Herbert Hoover photo

The President's News Conference

June 17, 1932

ECONOMY BILL

THE PRESIDENT. As you know, the administration was called on to formulate the economy bill. It is now in conference. I am in hopes that the conferees of the House will find it possible to support the so-called furlough plan for dealing with the Federal employees. That is in reality the 5-day week applied to the Government. I am confident it will produce a larger saving in expenditures of the Federal Government than any plan that is likely to pass the Congress, and the objection that it permits discrimination has been met with the proposal that any employees receiving over $1,200 a year to whom it cannot be applied should receive an 8 1/3 percent reduction in pay which would give the equivalent reduction in Government expenses. It avoids discharges and enables some increase in the number of people employed in the Government, because we will have to employ some substitutes. But in the larger sense it maintains the standards of pay in the Government. It must be borne in mind that the Government pay has never been on such high standards as those in private industry.

But it has a wider importance in one House or the other. Under the terms of the bill as it left the Senate, no reorganization of any great consequence could be made effective until 60 days after the meeting of Congress next year, which would take it into March possibly, with all the delays that might happen. And it would result in nothing effective being done during the next fiscal year. The economies we are looking for now we want during the next fiscal year as well as thereafter. The emergency power as left in the bill by the Senate reduces the bureaus and commissions to be immediately dealt with to those expending only $25 million a year, and eliminating bureaus expending between $500 million and $600 million. In other words, it left no great area over which to effect economies through reorganization.

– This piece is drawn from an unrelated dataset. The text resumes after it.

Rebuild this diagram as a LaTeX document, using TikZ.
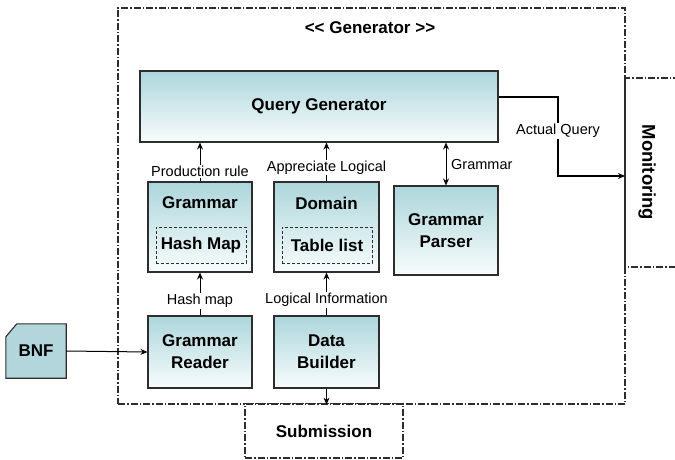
\documentclass[tikz,border=0pt]{standalone}
\usepackage{fontspec}
\setmainfont{Liberation Sans}
\usetikzlibrary{arrows.meta,backgrounds}

\definecolor{tealtop}{RGB}{172,214,219}
\definecolor{tealbot}{RGB}{248,252,252}
\definecolor{bnfteal}{RGB}{178,214,219}
\definecolor{edge}{RGB}{45,45,45}

\tikzset{
  x=1pt, y=-1pt,
  module/.style={draw=edge, line width=1.1pt, top color=tealtop, bottom color=tealbot,
    shading angle=0, inner sep=0pt, align=center,
    font=\fontsize{17}{20}\selectfont\bfseries},
  inner/.style={draw=edge, line width=0.8pt, dash pattern=on 3pt off 2pt,
    inner sep=0pt, font=\fontsize{17}{20}\selectfont\bfseries},
  frame/.style={draw=edge, line width=1.2pt, dash pattern=on 7pt off 2pt on 1.5pt off 2pt,
    inner sep=0pt},
  lbl/.style={fill=white, inner sep=1pt, font=\fontsize{14.5}{16}\selectfont},
  bold17/.style={font=\fontsize{17}{20}\selectfont\bfseries},
  conn/.style={draw=black, line width=1pt, -{Stealth[length=7pt,width=6pt]}},
}

\begin{document}
\begin{tikzpicture}
\useasboundingbox (0,0) rectangle (675,460);

% outer generator frame and external actors
\node[frame, minimum width=507pt, minimum height=396pt] (gen) at (371.5,206) {};
\node[bold17] (gentitle) at (370,28) {<\kern0pt< Generator >\kern0pt>};
\node[frame, fill=white, minimum width=158pt, minimum height=54pt, bold17] (sub) at (324,431) {Submission};

% monitoring actor, open to the right
\coordinate (mtl) at (625,78);
\coordinate (mbl) at (625,267);
\draw[frame] (680,78) -- (mtl) -- (mbl) -- (680,267);
\node[font=\fontsize{18.5}{20}\selectfont\bfseries, rotate=-90] (mon) at (647,172.5) {Monitoring};

% modules
\node[module, minimum width=358pt, minimum height=71pt] (qg) at (319,106.5) {Query Generator};

\node[module, minimum width=104pt, minimum height=90pt] (gram) at (200,227) {};
\node[bold17] (gramt) at (200,203) {Grammar};
\node[inner, minimum width=90pt, minimum height=36pt] (hash) at (201,245) {Hash Map};

\node[module, minimum width=105pt, minimum height=90pt] (dom) at (326.5,227) {};
\node[bold17] (domt) at (326.5,203) {Domain};
\node[inner, minimum width=90pt, minimum height=36pt] (tab) at (327,245) {Table list};

\node[module, minimum width=104pt, minimum height=89pt] (parser) at (446,230.5) {Grammar\\[2pt]Parser};

\node[module, minimum width=104pt, minimum height=72pt] (reader) at (200,352) {Grammar\\[2pt]Reader};
\node[module, minimum width=105pt, minimum height=72pt] (builder) at (326.5,352) {Data\\[2pt]Builder};

% BNF input document with a cut corner
\node[bold17, minimum width=60pt, minimum height=54pt, inner sep=0pt] (bnf) at (36,351) {BNF};
\begin{scope}[on background layer]
  \draw[draw=edge, line width=1.1pt, fill=bnfteal]
    ([yshift=-13pt]bnf.north west) -- ([xshift=11pt]bnf.north west) -- (bnf.north east)
    -- (bnf.south east) -- (bnf.south west) -- cycle;
\end{scope}

% connectors
\draw[conn] (gram.north) -- (gram.north |- qg.south)
  node[lbl, pos=0.25] (l1) {Production rule};
\draw[conn] (dom.north) -- (dom.north |- qg.south)
  node[lbl, pos=0.36] (l2) {Appreciate Logical};
\draw[conn, {Stealth[length=7pt,width=6pt]}-{Stealth[length=7pt,width=6pt]}]
  (qg.south -| parser.north) -- (parser.north);
\node[lbl, anchor=west] (l3) at (450,165) {Grammar};

\draw[conn] (reader.north) -- (gram.south)
  node[lbl, pos=0.34] (l4) {Hash map};
\draw[conn] (builder.north) -- (dom.south)
  node[lbl, pos=0.36] (l5) {Logical Information};

\draw[conn] (bnf.east) -- (reader.west);
\draw[conn] (builder.south) -- (builder.south |- gen.south);

\coordinate (aqs) at (qg.east |- 0,97);
\coordinate (aqk) at (558,97);
\draw[conn, line width=1.4pt] (aqs) -- (aqk) -- (aqk |- 0,176) -- (mtl |- 0,176);
\node[lbl] (l6) at (558,131) {Actual Query};
\end{tikzpicture}
\end{document}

So that, if we are to get real economy in the Government I am in hopes that the conferees will help us to do it with the maximum that can be done under the two bills. And I think that is all.

PRESIDENTIAL NOMINATION

Q. Mr. President, most of the boys are still celebrating your victory in Chicago, and those of us here would like to congratulate you--

THE PRESIDENT. That is very good of you. I feel very proud of that tribute, and I appreciate very much the attitude of the press about it. They have been most kind.

Note: President Hoover's two hundred and fifty-first news conference was held in the White House at 4 p.m. on Friday, June 17, 1932.

On the same day, the White House issued a text of the President's statement on the economy bill (see Item 199).